Por mais paradoxal que seja, no entanto, o maior desafio da ida de Bolsonaro a Davos será convencer o mundo sobre o que ele fará na sua volta ao Brasil. Afinal, segundo a métrica do próprio Fórum Econômico Mundial, a situação brasileira se deteriora rapidamente frente a seus parceiros e concorrentes internacionais.
De acordo com o Índice Global de Competitividade, indicador construído pelo instituto que organiza o encontro de Davos com base em estatísticas oficiais e em entrevistas com os mais poderosos CEOs do mundo, o Brasil despencou da 48ª posição em 2013 – seu melhor desempenho – para o 80º lugar em 2018 (ver gráfico abaixo).
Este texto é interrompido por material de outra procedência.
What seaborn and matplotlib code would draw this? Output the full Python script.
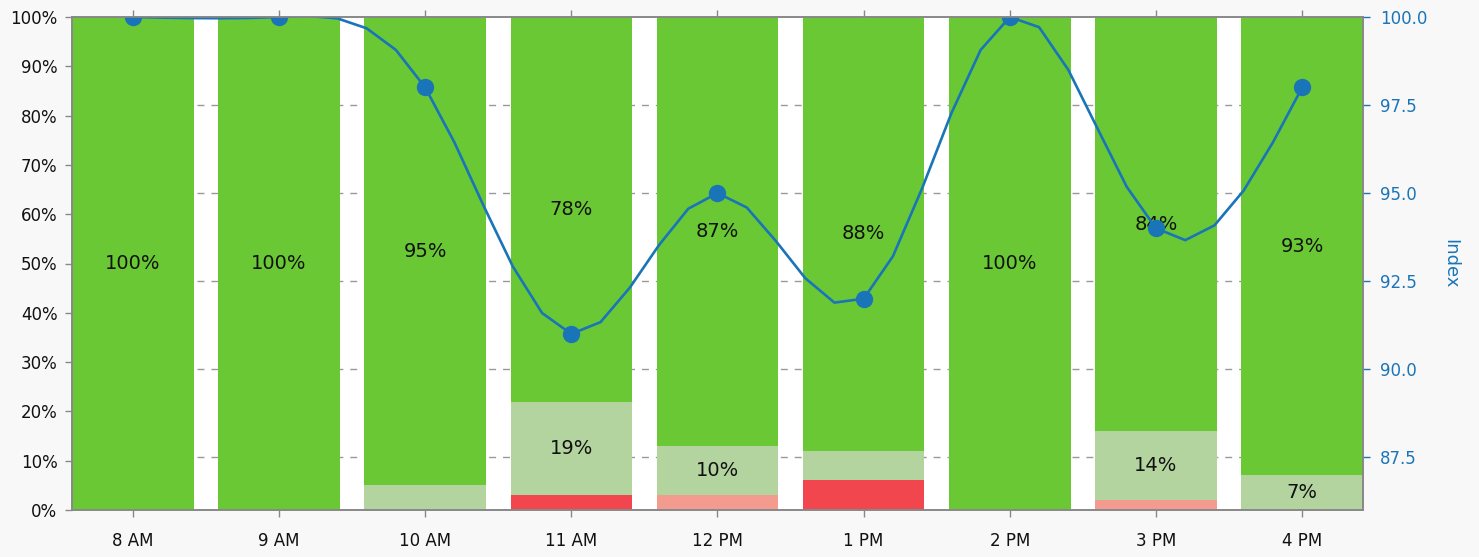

Em apenas 5 anos, fomos ultrapassados por 32 países, incluindo, sem demérito, o Tajiquistão e a Albânia.
As explicações para termos sido o país que mais perdeu posições no ranking no último quinquênio estão na nossa própria incompetência e também no mérito da concorrência. Enquanto nos afundamos numa crise fiscal e política que nos lançou numa das maiores recessões da história, países como Índia, Botswana e Colômbia implementaram importantes reformas que tornaram suas economias mais abertas e melhoraram o ambiente de negócios.
O indicador do Fórum Econômico Mundial, composto por 12 dimensões, revela que o mau desempenho brasileiro é observável tanto em nível macro quanto microeconômico. A irresponsabilidade fiscal da famigerada Nova Matriz Econômica, com o abandono da política de geração de superávits primários, nos custou 62 posições no item “ambiente macroeconômico” – nosso pilar mais fraco atualmente.
Por outro lado, a paralisia dos sucessivos governos em implementar uma ampla reforma microeconômica para impulsionar a produtividade explica nossos resultados ruins quanto à eficiência nos mercados de bens e de trabalho. Para completar, a turbulência política dos últimos anos – com Operação Lava Jato, impeachment e várias denúncias enfraquecendo o governo Temer – levou o Brasil a perder várias posições no quesito “instituições”.
No final do ano passado, o Fórum Econômico Mundial lançou uma nova versão do seu ranking, buscando refletir as novas demandas geradas pela 4ª Revolução Industrial.
Nesse índice 4.0, como vem sendo chamado, o Brasil melhora um pouco sua colocação: salta da 80ª para a 72ª colocação. Nossas mazelas, porém, continuam em evidência, tanto em termos de instabilidade macroeconômica quanto ao fraco dinamismo dos mercados.
No seu retorno ao Brasil, Bolsonaro terá diante de si a abertura do ano legislativo. Passada a festa da posse e o frisson das nomeações de primeiro e segundo escalão, é hora de governar. E para colocar as finanças em ordem e destravar as amarras do investimento e da inovação, o novo governo precisará enfrentar poderosos interesses cartoriais e corporativos que dificultam a aprovação de reformas. Sem elas, continuaremos condenados às posições mais baixas dos rankings internacionais.